### [Collected data]
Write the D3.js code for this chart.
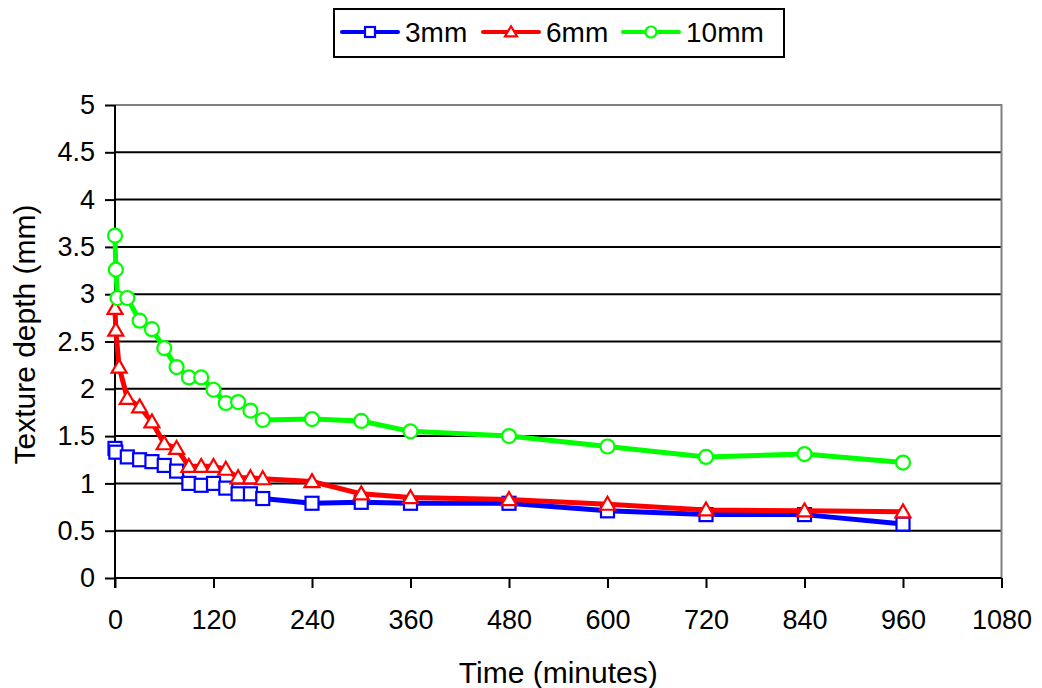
<!DOCTYPE html>
<html>
<head>
<meta charset="utf-8">
<script src="https://cdn.jsdelivr.net/npm/d3@7"></script>
<style>
  body { margin: 0; background: #fff; }
  text { font-family: "Liberation Sans", Arial, sans-serif; fill: #000; }
</style>
</head>
<body>
<svg id="chart" width="1042" height="688"></svg>
<script>
// ---- data ----
const seriesNames = ["3mm", "6mm", "10mm"];
const seriesColors = ["#0000FF", "#FF0000", "#00FF00"];
const seriesMarkers = ["square", "triangle", "circle"];

const time3mm = [0, 1, 15, 30, 45, 60, 75, 90, 105, 120, 135, 150, 165, 180, 240, 300, 360, 480, 600, 720, 840, 960];
const depth3mm = [1.37, 1.33, 1.28, 1.25, 1.23, 1.19, 1.13, 1.00, 0.98, 1.00, 0.95, 0.89, 0.89, 0.84, 0.79, 0.80, 0.79, 0.79, 0.71, 0.67, 0.67, 0.57];

const time6mm = [0, 1, 5, 15, 30, 45, 60, 75, 90, 105, 120, 135, 150, 165, 180, 240, 300, 360, 480, 600, 720, 840, 960];
const depth6mm = [2.85, 2.62, 2.23, 1.90, 1.81, 1.65, 1.42, 1.37, 1.18, 1.18, 1.18, 1.15, 1.06, 1.06, 1.05, 1.02, 0.89, 0.85, 0.83, 0.78, 0.72, 0.71, 0.70];

const time10mm = [0, 1, 3, 15, 30, 45, 60, 75, 90, 105, 120, 135, 150, 165, 180, 240, 300, 360, 480, 600, 720, 840, 960];
const depth10mm = [3.62, 3.26, 2.96, 2.96, 2.72, 2.63, 2.43, 2.23, 2.12, 2.12, 1.99, 1.85, 1.86, 1.77, 1.67, 1.68, 1.66, 1.55, 1.50, 1.39, 1.28, 1.31, 1.22];

const xTicks = [0, 120, 240, 360, 480, 600, 720, 840, 960, 1080];
const yTicks = [0, 0.5, 1, 1.5, 2, 2.5, 3, 3.5, 4, 4.5, 5];
const xTitle = "Time (minutes)";
const yTitle = "Texture depth (mm)";

const series = [
  { name: seriesNames[0], color: seriesColors[0], marker: seriesMarkers[0], pts: time3mm.map((t, i) => [t, depth3mm[i]]) },
  { name: seriesNames[1], color: seriesColors[1], marker: seriesMarkers[1], pts: time6mm.map((t, i) => [t, depth6mm[i]]) },
  { name: seriesNames[2], color: seriesColors[2], marker: seriesMarkers[2], pts: time10mm.map((t, i) => [t, depth10mm[i]]) }
];

// ---- layout ----
const svg = d3.select("#chart");
const L = 115, R = 1001.5, T = 105, B = 578;
const x = d3.scaleLinear().domain([0, 1080]).range([L, R]);
const y = d3.scaleLinear().domain([0, 5]).range([B, T]);
const FS = 27;

// gridlines
svg.append("g").selectAll("line").data(yTicks.filter(v => v > 0 && v < 5)).join("line")
  .attr("x1", L).attr("x2", R).attr("y1", d => y(d)).attr("y2", d => y(d))
  .attr("stroke", "#000").attr("stroke-width", 2);

// top and right border (gray)
svg.append("path")
  .attr("d", `M${L},${y(5)}H${R}V${B}`)
  .attr("fill", "none").attr("stroke", "#808080").attr("stroke-width", 2);

// axes
const xAxis = d3.axisBottom(x).tickValues(xTicks).tickSize(10).tickPadding(22).tickFormat(d3.format("d"));
const gx = svg.append("g").attr("transform", `translate(0,${B})`).call(xAxis);
gx.select(".domain").attr("stroke", "#000").attr("stroke-width", 2).attr("d", `M${L},0H${R}`);
gx.selectAll(".tick line").attr("stroke", "#000").attr("stroke-width", 2);
gx.selectAll(".tick text").attr("font-size", FS).attr("font-family", "Liberation Sans, Arial, sans-serif").attr("fill", "#000");

const yAxis = d3.axisLeft(y).tickValues(yTicks).tickSize(10).tickPadding(10).tickFormat(d => String(d));
const gy = svg.append("g").attr("transform", `translate(${L},0)`).call(yAxis);
gy.select(".domain").attr("stroke", "#000").attr("stroke-width", 2).attr("d", `M0,${T}V${B + 10}`);
gy.selectAll(".tick line").attr("stroke", "#000").attr("stroke-width", 2);
gy.selectAll(".tick text").attr("font-size", FS).attr("font-family", "Liberation Sans, Arial, sans-serif").attr("fill", "#000");

// titles
svg.append("text").attr("x", (L + R) / 2).attr("y", 683).attr("text-anchor", "middle")
  .attr("font-size", 30).text(xTitle);
svg.append("text").attr("transform", `translate(35,${(T + B) / 2 - 7}) rotate(-90)`).attr("text-anchor", "middle")
  .attr("font-size", 30).text(yTitle);

// marker drawing
function drawMarker(g, type, cx, cy, size, color) {
  if (type === "square") {
    g.append("rect").attr("x", cx - size / 2).attr("y", cy - size / 2).attr("width", size).attr("height", size)
      .attr("fill", "#fff").attr("stroke", color).attr("stroke-width", 2.2);
  } else if (type === "triangle") {
    const h = size * 0.95;
    g.append("path").attr("d", `M${cx},${cy - h * 0.6}L${cx + size / 2 + 1},${cy + h * 0.45}L${cx - size / 2 - 1},${cy + h * 0.45}Z`)
      .attr("fill", "#fff").attr("stroke", color).attr("stroke-width", 2.2);
  } else {
    g.append("circle").attr("cx", cx).attr("cy", cy).attr("r", size / 2)
      .attr("fill", "#fff").attr("stroke", color).attr("stroke-width", 2.2);
  }
}

const line = d3.line().x(d => x(d[0])).y(d => y(d[1]));
series.forEach(s => {
  const g = svg.append("g");
  g.append("path").datum(s.pts).attr("d", line).attr("fill", "none")
    .attr("stroke", s.color).attr("stroke-width", 5).attr("stroke-linejoin", "round");
  s.pts.forEach(p => drawMarker(g, s.marker, x(p[0]), y(p[1]), s.marker === "circle" ? 14 : 13, s.color));
});

// legend
const lg = svg.append("g");
lg.append("rect").attr("x", 334).attr("y", 9).attr("width", 450).attr("height", 48)
  .attr("fill", "#fff").attr("stroke", "#000").attr("stroke-width", 2);
const legX = [342, 483, 623];
series.forEach((s, i) => {
  const x0 = legX[i];
  lg.append("line").attr("x1", x0).attr("x2", x0 + 56).attr("y1", 32).attr("y2", 32)
    .attr("stroke", s.color).attr("stroke-width", 4).attr("stroke-linecap", "round");
  drawMarker(lg, s.marker, x0 + 28, 32, s.marker === "circle" ? 11 : 10, s.color);
  lg.append("text").attr("x", x0 + 63).attr("y", 42).attr("font-size", 28).text(s.name);
});
</script>
</body>
</html>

### [Work required]
Copy the listing in full and without alteration, omitting every picture.

### [Response below]
Write the D3.js code for this chart.
<!DOCTYPE html>
<html>
<head>
<meta charset="utf-8">
<script src="https://cdn.jsdelivr.net/npm/d3@7"></script>
<style>
  body { margin: 0; background: #fff; }
  text { font-family: "Liberation Sans", Arial, sans-serif; fill: #000; }
</style>
</head>
<body>
<svg id="chart" width="1042" height="688"></svg>
<script>
// ---- data ----
const seriesNames = ["3mm", "6mm", "10mm"];
const seriesColors = ["#0000FF", "#FF0000", "#00FF00"];
const seriesMarkers = ["square", "triangle", "circle"];

const time3mm = [0, 1, 15, 30, 45, 60, 75, 90, 105, 120, 135, 150, 165, 180, 240, 300, 360, 480, 600, 720, 840, 960];
const depth3mm = [1.37, 1.33, 1.28, 1.25, 1.23, 1.19, 1.13, 1.00, 0.98, 1.00, 0.95, 0.89, 0.89, 0.84, 0.79, 0.80, 0.79, 0.79, 0.71, 0.67, 0.67, 0.57];

const time6mm = [0, 1, 5, 15, 30, 45, 60, 75, 90, 105, 120, 135, 150, 165, 180, 240, 300, 360, 480, 600, 720, 840, 960];
const depth6mm = [2.85, 2.62, 2.23, 1.90, 1.81, 1.65, 1.42, 1.37, 1.18, 1.18, 1.18, 1.15, 1.06, 1.06, 1.05, 1.02, 0.89, 0.85, 0.83, 0.78, 0.72, 0.71, 0.70];

const time10mm = [0, 1, 3, 15, 30, 45, 60, 75, 90, 105, 120, 135, 150, 165, 180, 240, 300, 360, 480, 600, 720, 840, 960];
const depth10mm = [3.62, 3.26, 2.96, 2.96, 2.72, 2.63, 2.43, 2.23, 2.12, 2.12, 1.99, 1.85, 1.86, 1.77, 1.67, 1.68, 1.66, 1.55, 1.50, 1.39, 1.28, 1.31, 1.22];

const xTicks = [0, 120, 240, 360, 480, 600, 720, 840, 960, 1080];
const yTicks = [0, 0.5, 1, 1.5, 2, 2.5, 3, 3.5, 4, 4.5, 5];
const xTitle = "Time (minutes)";
const yTitle = "Texture depth (mm)";

const series = [
  { name: seriesNames[0], color: seriesColors[0], marker: seriesMarkers[0], pts: time3mm.map((t, i) => [t, depth3mm[i]]) },
  { name: seriesNames[1], color: seriesColors[1], marker: seriesMarkers[1], pts: time6mm.map((t, i) => [t, depth6mm[i]]) },
  { name: seriesNames[2], color: seriesColors[2], marker: seriesMarkers[2], pts: time10mm.map((t, i) => [t, depth10mm[i]]) }
];

// ---- layout ----
const svg = d3.select("#chart");
const L = 115, R = 1001.5, T = 105, B = 578;
const x = d3.scaleLinear().domain([0, 1080]).range([L, R]);
const y = d3.scaleLinear().domain([0, 5]).range([B, T]);
const FS = 27;

// gridlines
svg.append("g").selectAll("line").data(yTicks.filter(v => v > 0 && v < 5)).join("line")
  .attr("x1", L).attr("x2", R).attr("y1", d => y(d)).attr("y2", d => y(d))
  .attr("stroke", "#000").attr("stroke-width", 2);

// top and right border (gray)
svg.append("path")
  .attr("d", `M${L},${y(5)}H${R}V${B}`)
  .attr("fill", "none").attr("stroke", "#808080").attr("stroke-width", 2);

// axes
const xAxis = d3.axisBottom(x).tickValues(xTicks).tickSize(10).tickPadding(22).tickFormat(d3.format("d"));
const gx = svg.append("g").attr("transform", `translate(0,${B})`).call(xAxis);
gx.select(".domain").attr("stroke", "#000").attr("stroke-width", 2).attr("d", `M${L},0H${R}`);
gx.selectAll(".tick line").attr("stroke", "#000").attr("stroke-width", 2);
gx.selectAll(".tick text").attr("font-size", FS).attr("font-family", "Liberation Sans, Arial, sans-serif").attr("fill", "#000");

const yAxis = d3.axisLeft(y).tickValues(yTicks).tickSize(10).tickPadding(10).tickFormat(d => String(d));
const gy = svg.append("g").attr("transform", `translate(${L},0)`).call(yAxis);
gy.select(".domain").attr("stroke", "#000").attr("stroke-width", 2).attr("d", `M0,${T}V${B + 10}`);
gy.selectAll(".tick line").attr("stroke", "#000").attr("stroke-width", 2);
gy.selectAll(".tick text").attr("font-size", FS).attr("font-family", "Liberation Sans, Arial, sans-serif").attr("fill", "#000");

// titles
svg.append("text").attr("x", (L + R) / 2).attr("y", 683).attr("text-anchor", "middle")
  .attr("font-size", 30).text(xTitle);
svg.append("text").attr("transform", `translate(35,${(T + B) / 2 - 7}) rotate(-90)`).attr("text-anchor", "middle")
  .attr("font-size", 30).text(yTitle);

// marker drawing
function drawMarker(g, type, cx, cy, size, color) {
  if (type === "square") {
    g.append("rect").attr("x", cx - size / 2).attr("y", cy - size / 2).attr("width", size).attr("height", size)
      .attr("fill", "#fff").attr("stroke", color).attr("stroke-width", 2.2);
  } else if (type === "triangle") {
    const h = size * 0.95;
    g.append("path").attr("d", `M${cx},${cy - h * 0.6}L${cx + size / 2 + 1},${cy + h * 0.45}L${cx - size / 2 - 1},${cy + h * 0.45}Z`)
      .attr("fill", "#fff").attr("stroke", color).attr("stroke-width", 2.2);
  } else {
    g.append("circle").attr("cx", cx).attr("cy", cy).attr("r", size / 2)
      .attr("fill", "#fff").attr("stroke", color).attr("stroke-width", 2.2);
  }
}

const line = d3.line().x(d => x(d[0])).y(d => y(d[1]));
series.forEach(s => {
  const g = svg.append("g");
  g.append("path").datum(s.pts).attr("d", line).attr("fill", "none")
    .attr("stroke", s.color).attr("stroke-width", 5).attr("stroke-linejoin", "round");
  s.pts.forEach(p => drawMarker(g, s.marker, x(p[0]), y(p[1]), s.marker === "circle" ? 14 : 13, s.color));
});

// legend
const lg = svg.append("g");
lg.append("rect").attr("x", 334).attr("y", 9).attr("width", 450).attr("height", 48)
  .attr("fill", "#fff").attr("stroke", "#000").attr("stroke-width", 2);
const legX = [342, 483, 623];
series.forEach((s, i) => {
  const x0 = legX[i];
  lg.append("line").attr("x1", x0).attr("x2", x0 + 56).attr("y1", 32).attr("y2", 32)
    .attr("stroke", s.color).attr("stroke-width", 4).attr("stroke-linecap", "round");
  drawMarker(lg, s.marker, x0 + 28, 32, s.marker === "circle" ? 11 : 10, s.color);
  lg.append("text").attr("x", x0 + 63).attr("y", 42).attr("font-size", 28).text(s.name);
});
</script>
</body>
</html>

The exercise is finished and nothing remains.